In re Brittney U.

Rose, J.

Appeal from an order of the Family Court of Broome County (Charnetsky, J.), entered September 28, 2006, which, among other things, granted petitioner’s applications, in two proceedings pursuant to Social Services Law § 384-b, to revoke two suspended judgments, and terminated respondents’ parental rights.

In the course of prior permanent neglect proceedings against them, respondents each admitted having permanently neglected or abandoned their respective children, and judgments terminating their parental rights were suspended until November 2005. In October 2005, petitioner commenced these proceedings seeking to revoke the suspended judgments. Respondents then admitted that they had failed to comply with the terms and conditions of the suspensions and, following a hearing, Family Court terminated their parental rights.

We are unpersuaded by respondents’ contention that they should be given additional time in which to rehabilitate themselves. Petitioner established that the children had already spent much of their young lives in foster care because of respondents’ refusal to abandon their lifestyles of substance abuse, criminal activity and domestic violence. Given the four years that elapsed while petitioner attempted to provide services to remedy respondents’ parental deficiencies, Family Court reasonably concluded that affording them additional time for rehabilitation would not be in the children’s best interests (see Matter of Michael B., 80 NY2d 299, 311 [1992]).

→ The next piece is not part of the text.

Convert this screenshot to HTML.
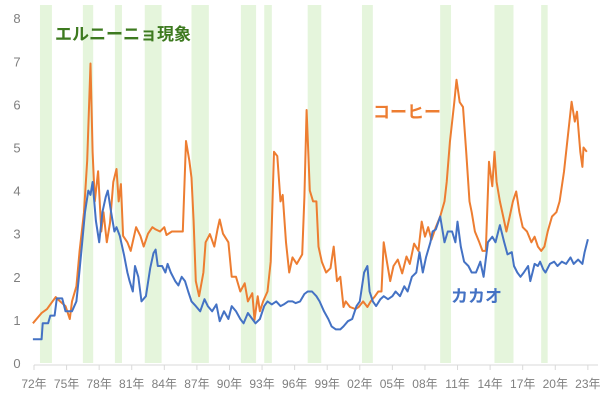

Nor can we agree with respondents that Family Court should have granted custody of all three children to the mother’s aunt in lieu of terminating their parental rights. Family Court found *1125the aunt’s testimony to be unconvincing and that she was ill-suited for what she conceded would be a challenging task. In light of the evidence that two of the children have thrived with their foster parents, their adoption is likely and placement of the oldest child will be difficult in any event because of her behavioral problems, there is a sound and substantial basis for Family Court’s decision that freeing the children for adoption was the best option to afford them a stable and permanent placement (see Matter of Nahia M., 39 AD3d 918, 920 [2007]; Matter of Shawna DD., 289 AD2d 892, 894 [2001]; Matter of Jonathan P., 283 AD2d 675, 676 [2001], lv denied 96 NY2d 717 [2001]). We have considered respondents’ remaining arguments and find them to be unavailing.

Crew III, J.P., Mugglin, Lahtinen and Kane, JJ., concur. Ordered that the order is affirmed, without costs.